Au fil des années, le roman devient le lieu priviligié de la création boulgakovienne, le centre occulte et incadescent d'où procède et où devient l'œuvre possible qui, à partir de 1930, peut être considérée comme un ensemble de variations sur les grands thèmes de cet ouvrage central. Fondus à tout jamais dans le titre du roman qui conte leurs souffrances et leurs joies, le maître et Marguerite, unis au-delà de la mort, prennent place parmi les amants de légende, Tristan et Yseult, Roméo et Juliette. Mortellement malade, l'écrivain revient à cette histoire cent fois dite et éternellement jeune pour lui donner la vigueur naïve des vitraux anciens et vieilles enluminures:

«Suis-moi, lecteur! Qui t'a dit qu'il n'existait pas, en ce bas monde, de véritable, de fidèle, d'éternel amour! Qu'on coupe à ce menteur sa langue scélérate! Suis-moi, cher lecteur, et je te montrerai un tel amour!»

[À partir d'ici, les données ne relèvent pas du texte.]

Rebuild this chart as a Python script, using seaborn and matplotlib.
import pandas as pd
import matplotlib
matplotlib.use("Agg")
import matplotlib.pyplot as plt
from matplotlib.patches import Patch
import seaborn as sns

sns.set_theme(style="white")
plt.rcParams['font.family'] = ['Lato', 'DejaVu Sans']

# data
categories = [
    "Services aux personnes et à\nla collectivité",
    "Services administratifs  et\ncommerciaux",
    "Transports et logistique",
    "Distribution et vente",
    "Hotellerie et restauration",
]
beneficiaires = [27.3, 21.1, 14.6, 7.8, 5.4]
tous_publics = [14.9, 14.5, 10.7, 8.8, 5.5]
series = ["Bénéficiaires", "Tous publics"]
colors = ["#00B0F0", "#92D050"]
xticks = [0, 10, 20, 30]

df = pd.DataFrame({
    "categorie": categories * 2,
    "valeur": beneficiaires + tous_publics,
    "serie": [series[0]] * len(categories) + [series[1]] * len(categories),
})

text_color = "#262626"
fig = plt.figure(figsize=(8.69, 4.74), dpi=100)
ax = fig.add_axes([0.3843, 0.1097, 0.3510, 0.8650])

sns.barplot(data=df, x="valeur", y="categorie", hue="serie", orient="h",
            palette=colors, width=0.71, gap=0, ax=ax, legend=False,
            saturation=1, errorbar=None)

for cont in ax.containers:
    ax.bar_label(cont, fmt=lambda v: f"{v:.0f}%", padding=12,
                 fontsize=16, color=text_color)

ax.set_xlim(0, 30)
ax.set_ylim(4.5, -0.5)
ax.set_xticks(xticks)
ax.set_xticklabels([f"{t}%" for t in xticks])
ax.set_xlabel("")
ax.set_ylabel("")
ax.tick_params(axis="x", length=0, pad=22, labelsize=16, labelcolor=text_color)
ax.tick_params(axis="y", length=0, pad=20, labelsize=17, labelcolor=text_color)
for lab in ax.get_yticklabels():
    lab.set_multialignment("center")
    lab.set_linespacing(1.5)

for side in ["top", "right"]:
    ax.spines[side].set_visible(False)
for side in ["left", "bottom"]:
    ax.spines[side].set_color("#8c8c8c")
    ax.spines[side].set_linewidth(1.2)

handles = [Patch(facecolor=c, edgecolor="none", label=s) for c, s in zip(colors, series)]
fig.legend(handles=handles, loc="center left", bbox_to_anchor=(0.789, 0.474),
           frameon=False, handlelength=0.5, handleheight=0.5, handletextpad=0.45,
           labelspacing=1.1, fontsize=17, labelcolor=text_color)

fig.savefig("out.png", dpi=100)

Cet amour éclate dans le plaisir charnel avec lequel, à la suite de Marguerite, l'écrivain psalmodie encore et encore les grands thèmes symphoniques du Maître et Marguerite, ces phrases incantatioires qui, de Moscou à Jérusalem, chantent le manteau blanc à doublure sanglante de Pilate, les ténèbres venues de la Méditerranée, le sang et les roses, l'orage, la lune et la nuit.

«Elle attendait impatiemment les derniers mots promis sur le cinquième procurateur de Judée, elle récitait d'une voix chantante des phrases entières qui lui avaient plu et elle disait que ce roman était sa vie.»

Situation du Maître et Marguerite dans l'œuvre de Boulgakov

Boulgakov, dans Le maître et Marguerite, lie de façon organique les deux problématiques qui constituent l'axe de son œuvre.

Il y a, d'abord et avant tout, le scandale du mal auquel, depuis 1914, l'écrivain se trouve confronté dans ses manifestations les plus concrètes: innombrables souffrances, morts d'innocents, violences de toutes sortes. Quel est le sens de ces crimes et de ces tragédies? Tous ne sont-ils pas complices et coupables, bourreaux comme lâches d'une heure? De La Couronne rouge, de La Garde blanche et de La Fuite, le mème cri de douleur monte vers un ciel muet. Suicide et folie semblent la seule issue réservée à ceux que la souffrance et le remords fouaillent. Le péché et la mort sont irréversibles.

L'autre pôle autour duquel l'œuvre de Boulgakov se structure à partir de 1929 concerne, nous l'avons vu, le douleureux destin du créateur auquel un pouvoir inhumain et tyrannique dénie la liberté, le vouant par là même à périr. Cette violence est, en définitive, de même nature que celle qui s'exerce sur l'innocent pendu ou frappé à mort.